その後、風船おじさんの消息を知る者は誰もいない…………。
その他いろいろ
- 風船おじさんというのはマスメディアが付けたアダ名である。しかし多摩川での飛行実験の失敗を見るや「関わっちゃマズイ」と思ってしまったのか、距離を置くようになった。琵琶湖の時に駆けつけたのはフジテレビだったが、朝日新聞社の通信局長も現場にいたという。
- 風船おじさんは無線の免許を持っていなかった。ゴンドラに風船を付けるなどの作業もかなり苦労していたそうだ。
- 多摩川で飛ぶ前から、風船おじさんは破天荒な行動を見せており1989年の横浜万博では集客対策不足に不満を覚えて、着ぐるみを着て塔に登り、7時間立て篭もるなどして抗議していた。
- 専門家曰く「風船でアメリカになんて行けるわけねーだろ」というツッコミがある他、「風船がアメリカまで保つはずもないから、恐らく海に落ちて死んでいるだろう」という見解を示している。
- しかし、公式上の記録において、風船おじさん及びファンタジー号の遺留品などが見つかったという情報はない。
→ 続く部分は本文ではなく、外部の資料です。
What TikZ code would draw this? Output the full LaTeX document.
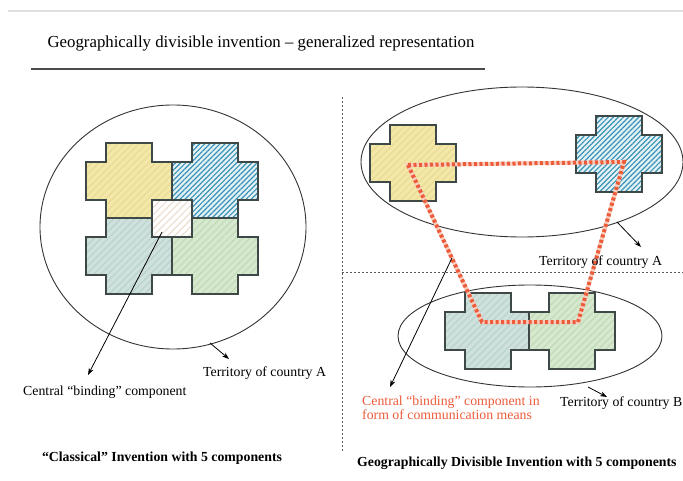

もしかしたら20年以上経った今でも、ファンタジー号と風船おじさんはどこかを飛んでいるのかもしれない。
- アラスカで遺体発見との報もあるがこれは事実無根のデマである。
- 後述の関連動画においても、おじさんの遭難・失踪オチは笑い話であるかのように語られているが、残された家族は笑い話で済まされたらたまったもんではない。特に奥さんは風船おじさんの残していった借金を必死になって返しているらしく、かなり苦労されているようだ。
- 1998年のインタビュー時点では、風船おじさんは戸籍上は生きていることになっている。しかしその時の話でも「失踪届けを出そうかと思っている」と心が折れかけていたご様子だったので、現在どうなっているかは不明。
- 「カールじいさんの空飛ぶ家」という映画が公開されて、この事件を思い出した人は多いだろう。
- ダーウィン賞を語る上で、このおじさんが引き合いに出されたり話題にのぼる事も少なくない。というのも2008年、ブラジルのアデリール・アントニオ・デ・カルリ神父が、「ヘリウム風船での長時間飛行記録に挑戦した末に沖合い上空へ流され遭難する」という風船おじさん同様の死に様でダーウィン賞を受賞しているため。ただし彼は3ヵ月後に無事遺体が回収されている。ちなみに風船おじさん自身は失踪時点で既に子供がいたため、ダーウィン賞の対象にはなっていない。
良くも悪くも、風船おじさんは今や伝説の人となっている。